In the church are some monumental brasses and a handsome tomb of marble and alabaster. One of the former is to the memory of Nicholas Ansley, or Annesley, Esq. who died in 1593; with the following inscription:—
When the Quene Elizabeth full five years
had rain’d,
Then Nicholas Ansley, whos corps lyes
here interred,
At fyve and twenty yeres of age was entertayned
Into her servis, where well himself he
caried
In eche man’s love till fifty and
eight yeres ould,
Being Sergant of the Seller, death him
contrould.
Above is an upright figure (on a brass plate,) of the deceased, in armour, kneeling at a desk. The latter monument is to Brian Annesley, Esq. (son of Nicholas) gentleman pensioner to Queen Elizabeth. It consists of an elliptic arch supported by Corinthian columns, and ornamented with a Mosaic pattern studded with roses. Beneath lie the effigies of Annesley, in armour, and his wife, in a gown and ruff; their son, and three daughters.

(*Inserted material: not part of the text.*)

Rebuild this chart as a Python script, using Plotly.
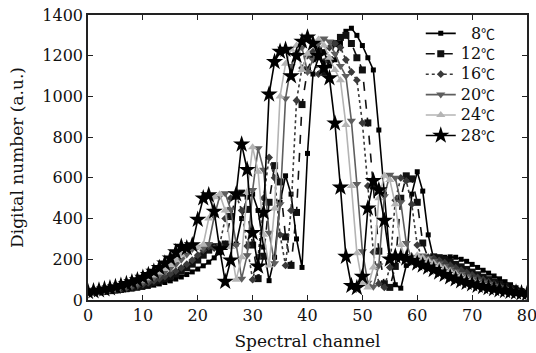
import plotly.graph_objects as go

channels = list(range(81))

s28 = [40, 44, 48, 53, 58, 64, 71, 79, 88, 98,
       110, 124, 140, 158, 180, 205, 235, 262, 255, 270,
       395, 500, 515, 435, 250, 90, 195, 520, 765, 640,
       330, 165, 430, 1010, 1170, 1220, 1230, 1100, 1200, 1270,
       1290, 1260, 1200, 1140, 1090, 868, 553, 213, 70, 60,
       115, 450, 585, 540, 390, 200, 215, 212, 205, 192,
       180, 170, 160, 148, 136, 124, 112, 102, 93, 85,
       78, 71, 65, 59, 54, 49, 45, 41, 37, 34, 30]

s24 = [40, 42, 45, 49, 53, 58, 63, 70, 77, 86,
       96, 107, 120, 135, 152, 172, 196, 222, 250, 268,
       258, 272, 400, 505, 520, 440, 260, 100, 210, 530,
       750, 630, 320, 170, 450, 1000, 1160, 1230, 1250, 1130,
       1210, 1270, 1280, 1250, 1190, 1130, 1080, 860, 560, 230,
       80, 62, 160, 500, 610, 590, 470, 270, 190, 215,
       220, 208, 195, 182, 169, 156, 143, 130, 118, 107,
       97, 88, 80, 72, 65, 58, 52, 46, 41, 36, 32]

s20 = [39, 41, 44, 47, 51, 55, 60, 66, 72, 80,
       89, 99, 110, 123, 138, 155, 175, 198, 224, 250,
       262, 255, 275, 410, 510, 525, 445, 270, 105, 220,
       540, 745, 640, 330, 180, 470, 990, 1150, 1210, 1240,
       1120, 1180, 1260, 1285, 1270, 1210, 1150, 1100, 880, 570,
       240, 85, 65, 170, 510, 615, 600, 480, 280, 200,
       210, 218, 205, 192, 179, 166, 153, 140, 128, 116,
       105, 95, 86, 77, 69, 61, 54, 47, 41, 36, 31]

s16 = [38, 40, 42, 45, 48, 51, 55, 59, 64, 70,
       77, 85, 94, 104, 115, 128, 142, 158, 176, 196,
       220, 245, 262, 255, 272, 400, 500, 515, 440, 265,
       100, 210, 500, 700, 600, 320, 170, 440, 980, 1140,
       1200, 1220, 1110, 1170, 1240, 1260, 1240, 1180, 1120, 1080,
       870, 560, 235, 80, 62, 160, 490, 600, 585, 470,
       270, 200, 210, 205, 195, 183, 171, 159, 147, 135,
       123, 111, 100, 89, 79, 69, 60, 51, 43, 37, 31]

s12 = [37, 39, 41, 43, 46, 49, 52, 56, 60, 65,
       71, 78, 86, 95, 105, 116, 128, 142, 158, 176,
       196, 220, 245, 262, 258, 275, 410, 510, 525, 445,
       270, 105, 215, 480, 660, 580, 310, 170, 430, 960,
       1130, 1200, 1230, 1120, 1180, 1260, 1290, 1300, 1260, 1190,
       1130, 870, 560, 240, 80, 62, 165, 500, 610, 595,
       480, 280, 205, 212, 208, 198, 187, 175, 163, 150,
       137, 124, 112, 100, 89, 78, 67, 57, 47, 39, 32]

s8 = [36, 37, 39, 41, 43, 45, 48, 51, 54, 58,
      62, 67, 73, 79, 86, 94, 103, 113, 125, 138,
      152, 168, 186, 207, 232, 258, 265, 275, 400, 505,
      520, 440, 260, 95, 210, 480, 610, 520, 300, 160,
      720, 1110, 1190, 1220, 1150, 1180, 1260, 1320, 1335, 1300,
      1250, 1190, 1130, 835, 520, 210, 75, 58, 170, 520,
      630, 535, 320, 200, 205, 210, 212, 210, 200, 190,
      175, 160, 146, 132, 118, 104, 90, 75, 60, 46, 33]

deg = "<span style='font-family:Noto Sans CJK SC;font-size:14px'>\u2103</span>"
labels = ["\u2007" + "8", "12", "16", "20", "24", "28"]
labels = ["<span style='font-size:16px'>" + t + "</span>" + deg for t in labels]
series = [s8, s12, s16, s20, s24, s28]
colors = ["#000000", "#111111", "#3a3a3a", "#5e5e5e", "#b4b4b4", "#000000"]
dashes = ["solid", "dash", "dot", "solid", "solid", "solid"]
symbols = ["square", "square", "diamond", "triangle-down", "triangle-up", "star"]
msizes = [5, 7, 6, 8, 8, 13]

fig = go.Figure()
for lab, ys, c, d, sym, ms in zip(labels, series, colors, dashes, symbols, msizes):
    fig.add_trace(go.Scatter(
        x=channels, y=ys, name=lab, mode="lines+markers",
        line=dict(color=c, width=1.6, dash=d),
        marker=dict(symbol=sym, size=ms, color=c),
    ))

font = dict(family="DejaVu Serif", size=16, color="#111111")
tfont = dict(family="DejaVu Serif", size=17, color="#111111")
lfont = dict(family="DejaVu Serif", size=13.4, color="#111111")
fig.update_layout(
    width=536, height=353,
    margin=dict(l=88, r=9, t=15, b=53),
    paper_bgcolor="white", plot_bgcolor="white",
    font=font,
    showlegend=True,
    legend=dict(x=0.758, y=0.989, xanchor="left", yanchor="top",
                bgcolor="rgba(0,0,0,0)", font=lfont, itemwidth=30,
                tracegroupgap=0),
)
fig.update_xaxes(
    range=[0, 80], tickvals=list(range(0, 81, 10)),
    ticks="inside", ticklen=5, tickcolor="#222",
    showline=True, linecolor="#222", linewidth=1.5, mirror="ticks",
    showgrid=False, zeroline=False, automargin=False,
    ticklabeloverflow="allow",
    title=dict(text="Spectral channel", standoff=11, font=tfont),
)
fig.update_yaxes(
    range=[0, 1400], tickvals=list(range(0, 1401, 200)),
    ticks="inside", ticklen=5, tickcolor="#222",
    showline=True, linecolor="#222", linewidth=1.5, mirror="ticks",
    showgrid=False, zeroline=False, automargin=False,
    ticklabeloverflow="allow",
    title=dict(text="Digital number (a.u.)", standoff=14, font=tfont),
)

fig.write_html("out.html", config={"displayModeBar": False},
               post_script="document.body.style.margin='0';")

In the churchyard, among the tombs, is that of Dr. Halley, who succeeded Flamstead as Astronomer Royal at Greenwich, where he died in 1741-2: Halley published a treatise on Comets, when he was nineteen years old; and first applied the barometer to measure heights. Here also lie William Pate, whom Swift, in his Letters, calls the learned woollen-draper: Sir Samuel Fludyer, bart., the courtly lord mayor; Parsons, the comedian, with this quaint epitaph:—
Here Parsons lies, oft on life’s
busy stage
With nature, reader, hast
thou seen him vie;
He science knew, knew manners, knew the
age,
Respected knew to live, lamented
die.
Bliss, the Astronomer Royal, who died in 1762, is also buried here; Charnock, the author of Biographia Navalis, a Life of Nelson, &c.; the amiable Lord Dacre, who died in 1794; and Mary, his relict, 1808.[5]
[5] Lady Dacre visited her dear lord’s tomb daily for several years; at the foot of the grave she was accustomed to kneel, and utter a fervent prayer. We can just remember seeing this devout lady on one of these pilgrimages. She usually rode from her mansion in the neighbourhood to the churchyard, on a favourite poney, and wore a large, flapping, drab beaver hat, and a woollen habit, nearly trailing on the ground. At home she evinced an eccentric affection for her deceased lord: his chair was placed, as during his lifetime, at the dinner-table; and its vacancy seemed to feed his lady’s melancholy.
Harris says that Samuel Purchas resided at Lee, and there wrote a great part of his collection of travels, or “Celebrated Pilgrimages and Relations of the World.”
Among the grateful recollection of Lee we must not omit the alms-house, chapel, and school-house founded by C. Boone, Esq. in 1638.